The movie's most exciting scenes—such as the harrowing sequence in which the cramped environs of the deep-sea rig flood—make a strong case for The Abyss as a better disaster movie than a sci-fi one. And its most emotionally effective moments are entirely human, like when Ed Harris's Virgil Brigman breaks down while trying to revive his drowned ex-wife. But the urgency and claustrophobia created by the crew's predicament dissipates too quickly as the movie starts pursuing its sci-fi aspirations.

And the ending? Well, it does require a sudden plunge into a Fisher-Price universe of peace, understanding, and Willy Wonka-inspired wallpaper, complete with a sort of Disney version of the warp sequence from 2001.

But the plunge seems less sudden when you realize that Cameron's entire sci-fi filmography has been, basically, about trying to discourage warfare. Again and again in his non-Titanic works, military-industrial might fails to make right:

  • In Terminator, he imagined the global arms race backfiring with the instruments of war returning mockingly in human form.
  • Aliens, released a little more than a decade after the Vietnam War ended, portrayed a group of colonial marines—distinctly American in voice and appearance—wandering into enemy territory, heavily armed and overconfident in their perceived technological advantage. They were promptly routed (or more accurately, acid-burned and skull-punctured) by a technologically inferior rival. 
  • Terminator 2 featured an even deadlier robot than the first film, capable of perfectly mirroring human form and, Cameron seems to suggest, human nature.
  • In Avatar, once again, an American-style military force (featuring, in a nod to Born on the Fourth of July, a crippled veteran as its lead no less) is defeated by a native populations and pterodactyls in particular. 

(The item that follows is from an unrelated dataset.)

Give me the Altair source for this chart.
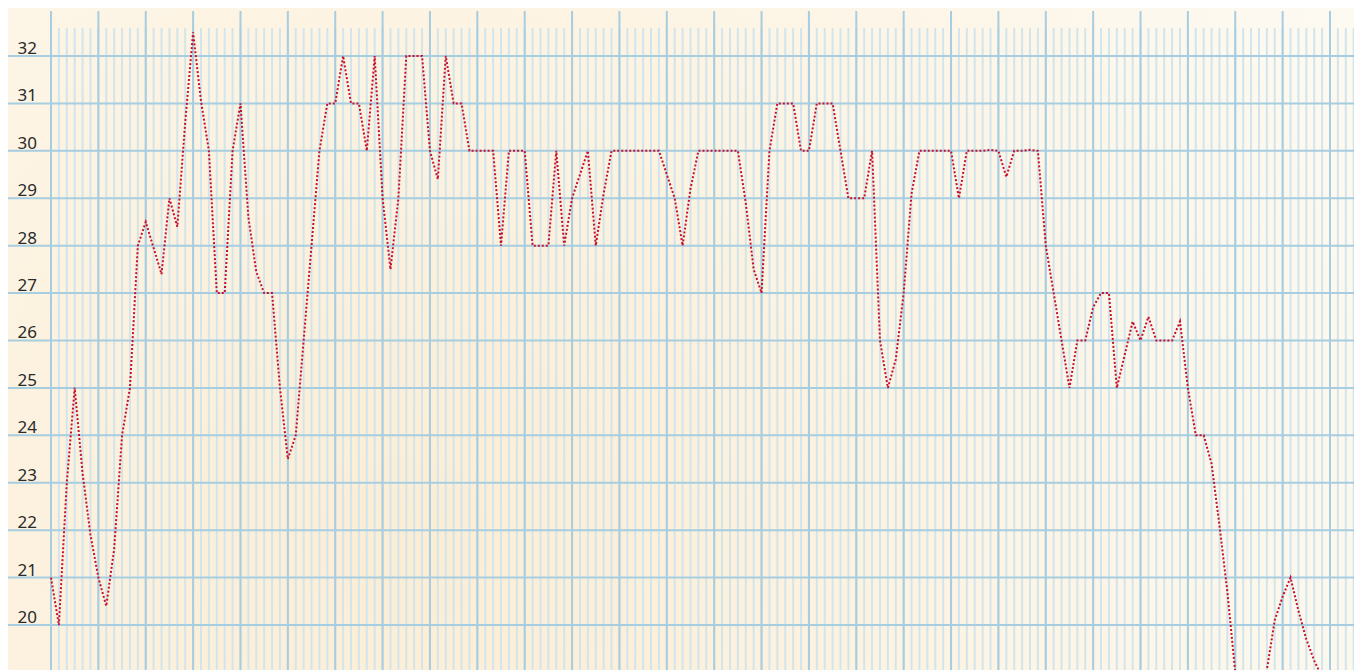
import altair as alt
import pandas as pd

# --- data -------------------------------------------------------------
values = [
    21, 20, 23, 25, 23.2, 21.9, 21.0, 20.4, 21.6, 24.0,
    25, 28, 28.5, 27.95, 27.4, 29, 28.4, 30.6, 32.5, 31.05,
    30, 27, 27, 30, 31, 28.6, 27.45, 27, 27, 25,
    23.5, 24, 26, 28, 30, 31, 31, 32, 31, 31,
    30, 32, 29, 27.5, 29, 32, 32, 32, 30, 29.4,
    32, 31, 31, 30, 30, 30, 30, 28, 30, 30,
    30, 28, 28, 28, 30, 28, 29, 29.5, 30, 28,
    29.1, 30, 30, 30, 30, 30, 30, 30, 29.5, 29.0,
    28, 29.2, 30, 30, 30, 30, 30, 30, 28.9, 27.5,
    27, 30, 31, 31, 31, 30, 30, 31, 31, 31,
    30, 29, 29, 29, 30, 26, 25, 25.6, 27, 29.1,
    30, 30, 30, 30, 30, 29, 30, 30, 30, 30.02,
    30, 29.45, 30, 30, 30.02, 30, 28, 27, 26, 25,
    26, 26, 26.7, 27, 27, 25, 25.7, 26.4, 26, 26.5,
    26, 26, 26, 26.4, 25, 24, 24, 23.4, 22.1, 20.7,
    19.0, 18, 18, 18, 19.05, 20.1, 20.6, 21, 20.3, 19.7,
    19.25, 18.9,
]
index = list(range(len(values)))
y_ticks = list(range(20, 33))
minor_idx = list(range(0, 167))
major_idx = list(range(0, 163, 6))

W, H = 1346, 662
xs = alt.Scale(domain=[-5.446, 165.04], nice=False, zero=False)
ys = alt.Scale(domain=[19.051, 33.012], nice=False, zero=False)

line_df = pd.DataFrame({"i": index, "v": values})
tick_df = pd.DataFrame({"v": y_ticks})
minor_df = pd.DataFrame({"i": minor_idx})
major_df = pd.DataFrame({"i": major_idx})

bg = alt.Chart(pd.DataFrame({"a": [0]})).mark_rect(
    color=alt.RadialGradient(
        gradient="radial",
        stops=[
            alt.GradientStop(offset=0, color="#fcedd4"),
            alt.GradientStop(offset=1, color="#fdfaf2"),
        ],
        x1=0.3, y1=0.65, r1=0.0,
        x2=0.3, y2=0.65, r2=0.8,
    )
).encode(x=alt.value(0), x2=alt.value(W), y=alt.value(0), y2=alt.value(H))

minor = alt.Chart(minor_df).mark_rule(color="#d2e5ec", strokeWidth=2).encode(
    x=alt.X("i:Q", scale=xs, axis=None), y=alt.value(20), y2=alt.value(H)
)
major = alt.Chart(major_df).mark_rule(color="#a7cde0", strokeWidth=2).encode(
    x=alt.X("i:Q", scale=xs, axis=None), y=alt.value(3), y2=alt.value(H)
)
hlines = alt.Chart(tick_df).mark_rule(color="#a7cde0", strokeWidth=2).encode(
    y=alt.Y("v:Q", scale=ys, axis=None), x=alt.value(0), x2=alt.value(W)
)
labels = alt.Chart(tick_df).mark_text(
    align="right", baseline="alphabetic", dy=-2, fontSize=17,
    font="Noto Sans", color="#2a2a2a"
).encode(x=alt.value(29), y=alt.Y("v:Q", scale=ys, axis=None), text="v:Q")

line = alt.Chart(line_df).mark_line(
    color="#c8102e", strokeWidth=2, strokeDash=[2, 2], clip=True
).encode(
    x=alt.X("i:Q", scale=xs, axis=None),
    y=alt.Y("v:Q", scale=ys, axis=None),
)

chart = alt.layer(bg, minor, major, hlines, labels, line).properties(
    width=W, height=H, padding=0, autosize=alt.AutoSizeParams(type="none"),
    background="#fdf7ea",
).configure_view(stroke=None)

chart.save("out.html", embed_options={"renderer": "svg", "actions": False})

What's missing in The Abyss, (and certainly the eco-crazed Avatar) is subtlety. Yet if you don't mind some heavy-handedness, the film remains as effective an anti-war vehicle as his other work. Like The Hunt for Red October, which would be released eight months later, it draws on Cold War paranoia and attempts to expand on Dr. Strangelove's fears about human error and communication in the era of nuclear war (albeit with a lot less humor than Strangelove). Michael Biehn is sufficiently creepy as the insane Navy SEAL Lieutenant Coffey, who, after being cut off from command and knowledge of the situation on the surface, decides that the logical course of action is to carry out his initial orders and nuke an alien civilization that he believes to be Soviet in origin. That plot line was plenty resonant in summer 1989, months before the fall of the Berlin Wall.

The message in Cameron's works may be simple, and the concepts not entirely original, but he has succeeded in speaking to a larger audience than most filmmakers with similar intentions. Of the top 20 highest grossing war films, only one, Oliver Stone's Vietnam epic, Platoon, (which sits at No. 7) could be classified as explicitly "anti-war" (the top three moneymakers being Saving Private Ryan, 300, and Michael Bay's Pearl Harbor). The next highest, Born on the Fourth of July, sits at No. 31. If we added Avatar to that list, it would rank No. 1 three times over.

Cameron's message has been both consistent and valuable, assuming you think its a message worth spreading. Consider his range of influence versus the competing reach of his evil twin Michael Bay, who has turned big-budget sci-fi into a vehicle for military promotion (see: Transformers). Yes, there is a contradiction inherent in making action-packed anti-war films. But if we're going to have over-the-top blockbusters, we might as well appreciate the ones that preach peace and love. If The Abyss preached it a little too loudly, is that so wrong?